Aim of the task >> Report every line below that holds the word "this".

Dataset entries >>

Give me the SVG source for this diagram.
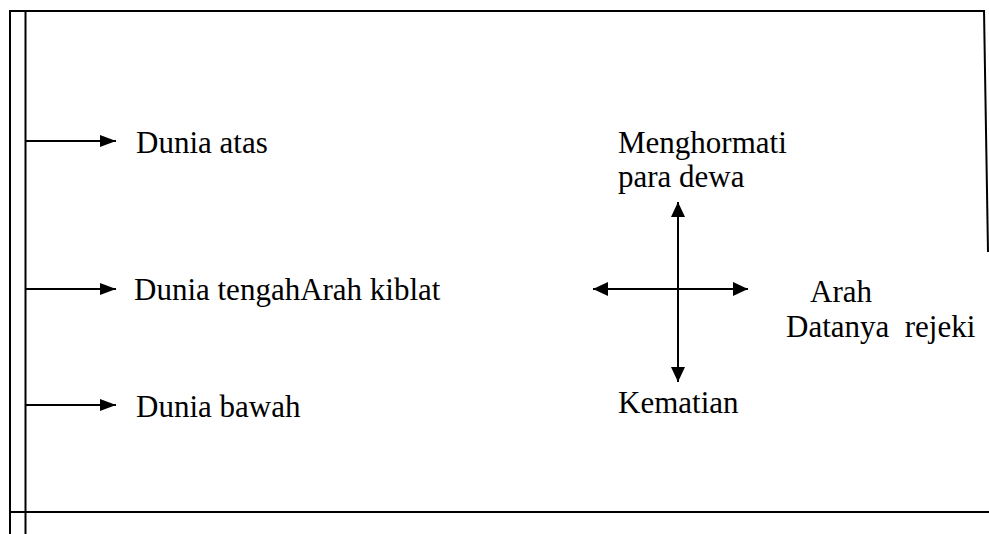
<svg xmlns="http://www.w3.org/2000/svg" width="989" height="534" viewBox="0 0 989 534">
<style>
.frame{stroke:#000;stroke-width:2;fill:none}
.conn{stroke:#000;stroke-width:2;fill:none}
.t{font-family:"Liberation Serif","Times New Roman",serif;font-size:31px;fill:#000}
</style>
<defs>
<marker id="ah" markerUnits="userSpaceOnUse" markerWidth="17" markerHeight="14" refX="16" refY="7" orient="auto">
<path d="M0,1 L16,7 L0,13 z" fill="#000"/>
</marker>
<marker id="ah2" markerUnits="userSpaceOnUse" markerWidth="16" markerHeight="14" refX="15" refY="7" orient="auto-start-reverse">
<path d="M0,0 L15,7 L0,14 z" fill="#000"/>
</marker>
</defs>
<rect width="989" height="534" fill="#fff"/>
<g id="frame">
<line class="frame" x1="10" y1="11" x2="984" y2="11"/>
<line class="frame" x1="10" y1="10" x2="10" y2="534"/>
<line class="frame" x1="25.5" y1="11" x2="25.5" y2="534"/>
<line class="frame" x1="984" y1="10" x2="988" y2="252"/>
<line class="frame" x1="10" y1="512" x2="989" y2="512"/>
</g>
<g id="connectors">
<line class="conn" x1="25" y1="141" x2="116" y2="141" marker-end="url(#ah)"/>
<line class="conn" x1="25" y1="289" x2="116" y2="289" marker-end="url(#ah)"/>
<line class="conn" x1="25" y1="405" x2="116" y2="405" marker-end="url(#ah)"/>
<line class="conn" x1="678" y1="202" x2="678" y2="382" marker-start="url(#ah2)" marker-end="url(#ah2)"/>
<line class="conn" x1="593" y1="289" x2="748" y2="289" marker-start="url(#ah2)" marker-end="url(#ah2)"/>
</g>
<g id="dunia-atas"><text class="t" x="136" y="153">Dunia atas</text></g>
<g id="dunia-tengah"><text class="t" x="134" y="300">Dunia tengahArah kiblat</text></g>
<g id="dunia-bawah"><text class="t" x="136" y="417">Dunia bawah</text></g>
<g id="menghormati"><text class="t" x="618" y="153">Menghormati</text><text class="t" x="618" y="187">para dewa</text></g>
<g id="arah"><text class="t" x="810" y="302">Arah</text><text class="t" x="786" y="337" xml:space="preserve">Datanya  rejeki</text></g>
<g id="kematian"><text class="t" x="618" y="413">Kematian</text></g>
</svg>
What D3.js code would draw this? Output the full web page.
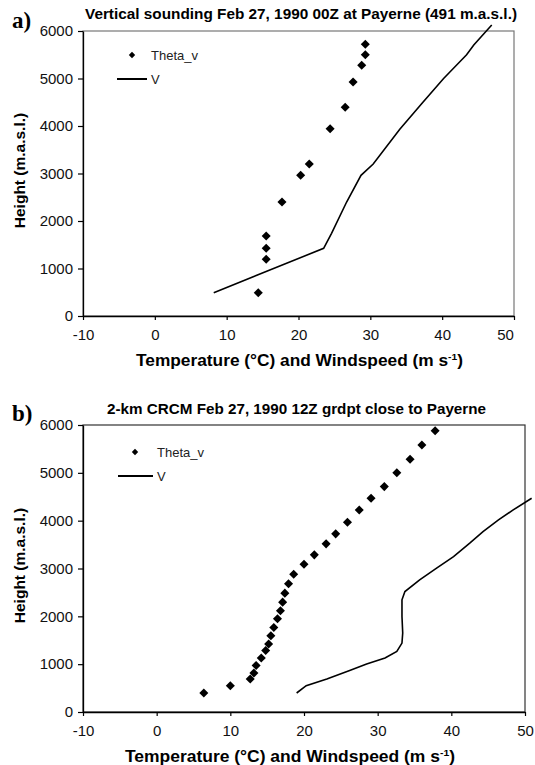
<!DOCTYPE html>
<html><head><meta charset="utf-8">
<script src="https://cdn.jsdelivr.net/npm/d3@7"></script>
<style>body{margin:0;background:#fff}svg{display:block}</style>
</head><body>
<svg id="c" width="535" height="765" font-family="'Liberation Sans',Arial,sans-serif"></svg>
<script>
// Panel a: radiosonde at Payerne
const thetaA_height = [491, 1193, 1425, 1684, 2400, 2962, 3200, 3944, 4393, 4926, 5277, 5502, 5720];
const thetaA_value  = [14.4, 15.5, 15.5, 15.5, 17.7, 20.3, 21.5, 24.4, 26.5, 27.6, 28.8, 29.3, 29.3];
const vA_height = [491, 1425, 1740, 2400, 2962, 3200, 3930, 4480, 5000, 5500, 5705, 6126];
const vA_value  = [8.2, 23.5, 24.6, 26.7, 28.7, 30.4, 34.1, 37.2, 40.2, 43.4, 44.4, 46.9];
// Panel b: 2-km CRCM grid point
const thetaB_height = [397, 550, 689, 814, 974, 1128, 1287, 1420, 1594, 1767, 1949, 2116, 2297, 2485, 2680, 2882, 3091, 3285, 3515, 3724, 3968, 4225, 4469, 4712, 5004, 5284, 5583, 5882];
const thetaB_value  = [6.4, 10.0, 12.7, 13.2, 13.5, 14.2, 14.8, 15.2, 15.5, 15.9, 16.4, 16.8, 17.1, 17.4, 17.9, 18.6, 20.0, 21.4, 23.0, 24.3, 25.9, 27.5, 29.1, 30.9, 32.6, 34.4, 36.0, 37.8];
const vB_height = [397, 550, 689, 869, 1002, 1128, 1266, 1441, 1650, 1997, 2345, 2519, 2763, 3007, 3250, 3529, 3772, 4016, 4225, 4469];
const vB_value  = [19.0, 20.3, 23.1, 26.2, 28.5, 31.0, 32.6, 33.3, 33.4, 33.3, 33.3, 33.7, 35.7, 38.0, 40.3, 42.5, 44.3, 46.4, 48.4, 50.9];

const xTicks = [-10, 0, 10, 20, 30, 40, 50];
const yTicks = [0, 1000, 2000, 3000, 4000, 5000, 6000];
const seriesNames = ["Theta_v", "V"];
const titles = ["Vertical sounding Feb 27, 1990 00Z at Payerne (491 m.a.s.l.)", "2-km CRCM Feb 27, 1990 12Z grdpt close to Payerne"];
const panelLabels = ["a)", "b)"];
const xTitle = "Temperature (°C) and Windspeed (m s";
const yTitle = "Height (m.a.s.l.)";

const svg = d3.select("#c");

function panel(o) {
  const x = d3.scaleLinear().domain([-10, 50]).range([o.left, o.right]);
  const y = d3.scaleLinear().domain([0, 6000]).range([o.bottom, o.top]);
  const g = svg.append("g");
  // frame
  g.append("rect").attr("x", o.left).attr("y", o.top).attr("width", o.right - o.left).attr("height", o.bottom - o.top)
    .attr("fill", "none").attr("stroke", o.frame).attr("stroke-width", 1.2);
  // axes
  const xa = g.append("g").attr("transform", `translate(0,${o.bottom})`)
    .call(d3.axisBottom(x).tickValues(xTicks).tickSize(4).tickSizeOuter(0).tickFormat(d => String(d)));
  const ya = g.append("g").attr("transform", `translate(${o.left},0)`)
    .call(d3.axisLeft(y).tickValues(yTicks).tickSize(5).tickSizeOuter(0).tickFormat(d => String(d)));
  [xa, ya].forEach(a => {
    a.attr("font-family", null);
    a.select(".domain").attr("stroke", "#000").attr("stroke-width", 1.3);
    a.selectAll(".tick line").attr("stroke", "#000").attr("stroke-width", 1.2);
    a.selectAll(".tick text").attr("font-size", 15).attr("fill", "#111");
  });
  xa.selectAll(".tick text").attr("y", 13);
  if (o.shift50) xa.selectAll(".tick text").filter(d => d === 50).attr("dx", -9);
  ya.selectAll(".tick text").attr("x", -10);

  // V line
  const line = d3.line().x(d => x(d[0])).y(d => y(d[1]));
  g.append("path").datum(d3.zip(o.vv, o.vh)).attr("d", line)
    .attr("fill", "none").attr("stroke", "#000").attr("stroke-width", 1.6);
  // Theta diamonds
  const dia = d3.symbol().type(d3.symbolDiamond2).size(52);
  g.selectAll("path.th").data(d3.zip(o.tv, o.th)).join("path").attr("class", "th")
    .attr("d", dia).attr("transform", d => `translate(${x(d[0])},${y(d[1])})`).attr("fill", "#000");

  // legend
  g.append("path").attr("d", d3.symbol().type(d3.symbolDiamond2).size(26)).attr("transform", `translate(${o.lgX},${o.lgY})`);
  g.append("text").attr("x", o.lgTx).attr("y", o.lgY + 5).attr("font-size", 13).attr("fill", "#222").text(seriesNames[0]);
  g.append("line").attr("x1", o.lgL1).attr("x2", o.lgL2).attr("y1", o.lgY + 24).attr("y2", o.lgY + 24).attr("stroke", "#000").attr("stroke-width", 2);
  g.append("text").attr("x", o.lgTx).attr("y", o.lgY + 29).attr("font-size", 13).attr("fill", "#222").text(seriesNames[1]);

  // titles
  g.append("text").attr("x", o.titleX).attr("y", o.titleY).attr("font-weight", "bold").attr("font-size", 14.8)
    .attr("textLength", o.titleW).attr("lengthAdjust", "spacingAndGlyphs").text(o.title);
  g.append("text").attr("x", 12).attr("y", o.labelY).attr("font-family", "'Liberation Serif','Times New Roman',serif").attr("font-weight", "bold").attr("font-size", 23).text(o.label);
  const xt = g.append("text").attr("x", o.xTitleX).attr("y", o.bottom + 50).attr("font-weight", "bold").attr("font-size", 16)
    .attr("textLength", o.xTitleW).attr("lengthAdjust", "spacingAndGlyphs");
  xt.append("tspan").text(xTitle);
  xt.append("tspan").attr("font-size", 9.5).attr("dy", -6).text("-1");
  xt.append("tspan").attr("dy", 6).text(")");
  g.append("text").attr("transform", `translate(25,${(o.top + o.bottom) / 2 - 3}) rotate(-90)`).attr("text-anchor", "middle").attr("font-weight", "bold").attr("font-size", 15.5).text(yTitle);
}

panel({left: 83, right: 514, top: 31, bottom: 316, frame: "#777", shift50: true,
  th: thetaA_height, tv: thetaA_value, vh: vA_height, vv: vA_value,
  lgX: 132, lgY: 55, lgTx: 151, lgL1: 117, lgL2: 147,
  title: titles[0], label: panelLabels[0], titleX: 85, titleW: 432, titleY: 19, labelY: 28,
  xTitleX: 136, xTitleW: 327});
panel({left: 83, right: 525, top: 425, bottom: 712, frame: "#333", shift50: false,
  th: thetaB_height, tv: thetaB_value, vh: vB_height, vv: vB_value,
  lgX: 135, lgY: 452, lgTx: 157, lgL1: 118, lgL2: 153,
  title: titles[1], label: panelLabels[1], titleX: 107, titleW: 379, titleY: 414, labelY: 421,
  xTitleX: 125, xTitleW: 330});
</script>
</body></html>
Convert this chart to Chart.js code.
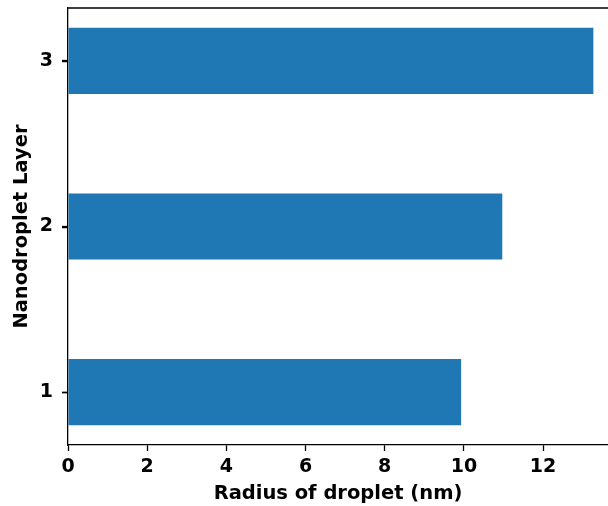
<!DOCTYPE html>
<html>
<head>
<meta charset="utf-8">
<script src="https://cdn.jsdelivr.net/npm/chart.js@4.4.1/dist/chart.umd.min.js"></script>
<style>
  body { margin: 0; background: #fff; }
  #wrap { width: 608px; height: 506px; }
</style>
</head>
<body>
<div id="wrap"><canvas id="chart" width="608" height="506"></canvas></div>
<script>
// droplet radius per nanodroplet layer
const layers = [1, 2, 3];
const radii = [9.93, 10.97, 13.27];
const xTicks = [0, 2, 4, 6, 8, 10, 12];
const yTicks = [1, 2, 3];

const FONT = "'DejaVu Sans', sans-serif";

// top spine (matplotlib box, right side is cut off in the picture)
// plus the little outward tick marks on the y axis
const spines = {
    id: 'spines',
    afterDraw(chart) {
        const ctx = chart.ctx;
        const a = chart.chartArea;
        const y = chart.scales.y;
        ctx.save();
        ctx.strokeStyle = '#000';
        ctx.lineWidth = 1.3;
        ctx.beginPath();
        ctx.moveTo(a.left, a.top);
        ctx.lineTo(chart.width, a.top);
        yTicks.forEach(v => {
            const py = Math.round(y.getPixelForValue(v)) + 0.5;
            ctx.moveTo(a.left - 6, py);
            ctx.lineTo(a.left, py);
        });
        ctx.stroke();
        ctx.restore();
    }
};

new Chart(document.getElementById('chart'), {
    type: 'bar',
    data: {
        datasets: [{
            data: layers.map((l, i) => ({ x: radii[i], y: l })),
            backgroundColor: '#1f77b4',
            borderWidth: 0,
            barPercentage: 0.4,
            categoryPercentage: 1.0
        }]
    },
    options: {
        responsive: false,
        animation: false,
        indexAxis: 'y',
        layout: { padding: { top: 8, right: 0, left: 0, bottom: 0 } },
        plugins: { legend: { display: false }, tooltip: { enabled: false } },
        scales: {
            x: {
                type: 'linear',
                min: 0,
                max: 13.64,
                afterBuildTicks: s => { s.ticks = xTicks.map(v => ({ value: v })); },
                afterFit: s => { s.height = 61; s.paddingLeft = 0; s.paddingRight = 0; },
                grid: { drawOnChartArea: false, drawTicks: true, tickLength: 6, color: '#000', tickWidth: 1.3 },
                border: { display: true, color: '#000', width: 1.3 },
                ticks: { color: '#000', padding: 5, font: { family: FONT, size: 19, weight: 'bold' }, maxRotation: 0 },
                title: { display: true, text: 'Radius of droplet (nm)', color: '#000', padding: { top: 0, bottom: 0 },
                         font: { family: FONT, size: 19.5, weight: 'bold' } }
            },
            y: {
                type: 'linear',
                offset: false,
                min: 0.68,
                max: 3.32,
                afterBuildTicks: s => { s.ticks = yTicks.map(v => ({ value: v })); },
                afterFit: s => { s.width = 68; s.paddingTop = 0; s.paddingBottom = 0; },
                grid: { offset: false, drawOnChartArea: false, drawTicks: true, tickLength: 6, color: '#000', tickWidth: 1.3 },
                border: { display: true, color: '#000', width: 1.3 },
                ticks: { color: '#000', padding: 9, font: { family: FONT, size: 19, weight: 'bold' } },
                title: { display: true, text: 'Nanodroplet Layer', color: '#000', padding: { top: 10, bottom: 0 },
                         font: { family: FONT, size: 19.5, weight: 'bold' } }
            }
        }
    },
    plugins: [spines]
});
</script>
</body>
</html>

Task response >>
Give me the SVG source for this diagram.
What D3.js code would draw this? Output the full web page.
Convert this chart to Chart.js code.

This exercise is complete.